The rain has stopped, and I’m not going to add any spiritual significance to it beyond that fact that rain has stopped. For me right now, in the flow of this moment, that’s spiritually significant enough. If I stretch it out, if I lay hold of it too tightly, I’ll lose my "wow" – and I don’t like doing that if I can help it.

“We”

"God did this so that men would seek Him and perhaps reach out for Him and find Him, though He is not far from each one of us. ‘For in Him we live and move and have our being.’ As some of your own poets have said, ‘We are His offspring.’  / "Therefore since we are God’s offspring, we should not think that the divine being is like gold or silver or stone…"
- Acts 17:27-29 (22-34, niv)

It’s a beautiful Sunday morning – nice outside with lots of sunshine, and nice inside because I know there’s humidity out there and air-conditioning in here. But Trace and I are getting ready for churh this morning while the girls have gone to visit another congregation, witnessing a friend’s baptism, before swinging back by here to pick us up.

Paul says "we" – in the passage above, often used to talk about how Christians can use the cultural icons and ideals as starting points for talking to others about Christ, he uses the term "we" to describe himself and his listeners together. I don’t think he’s saying "we here on this side who are saved versus you on the outside who are not" – I’m reading it this morning as casting his lot with these Gentiles. He’s affirming their place in God’s plan and family, even before they are "saved", isn’t he? It’s like he’s telling them, "you’re more a part of this than you realize, and with all that God’s doing to reveal Himself to you – what’s stopping you from joining in with Him wholeheartedly?"
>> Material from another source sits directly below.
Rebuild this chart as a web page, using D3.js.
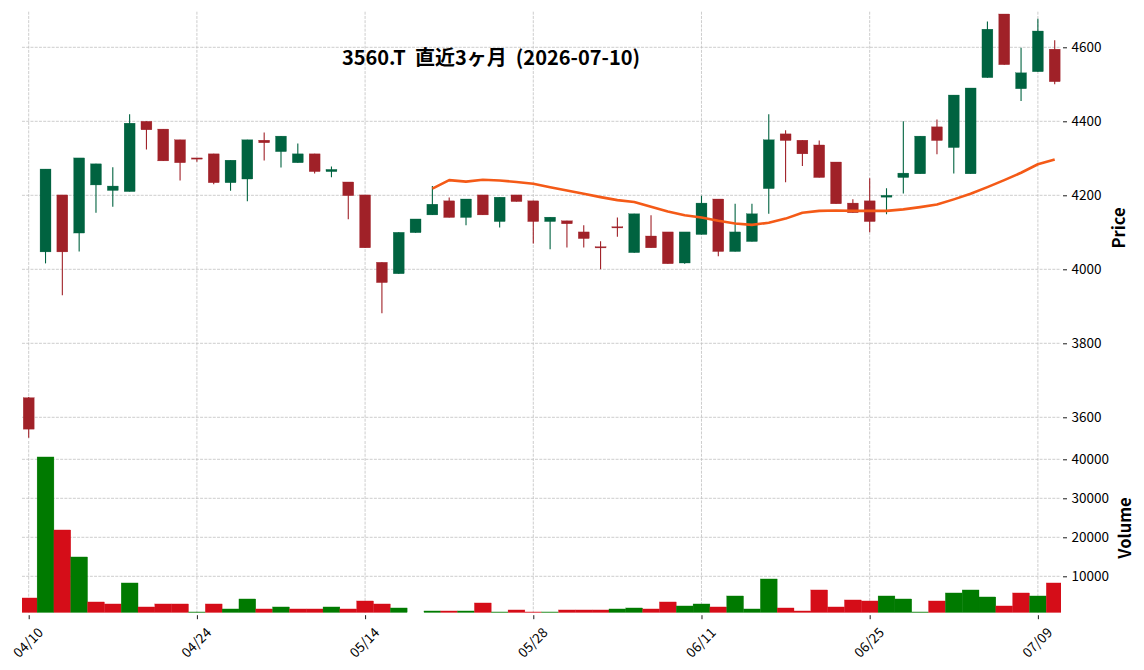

What if that’s the gospel? What if Jesus’ message, "repent, for the kingdom of God is at hand", means that it’s here now for all of us, and it’s in the repenting and in the "live like it" of following God that we find real life together? Instead of looking at Christians and non-Christians, instead of setting up a dichotomy like that – what if real evangelism looks more like Paul, showing that we’re more the same than different and then living out this new reality together in Christ?

Time to shower and get pretty. Gorgeous day outside.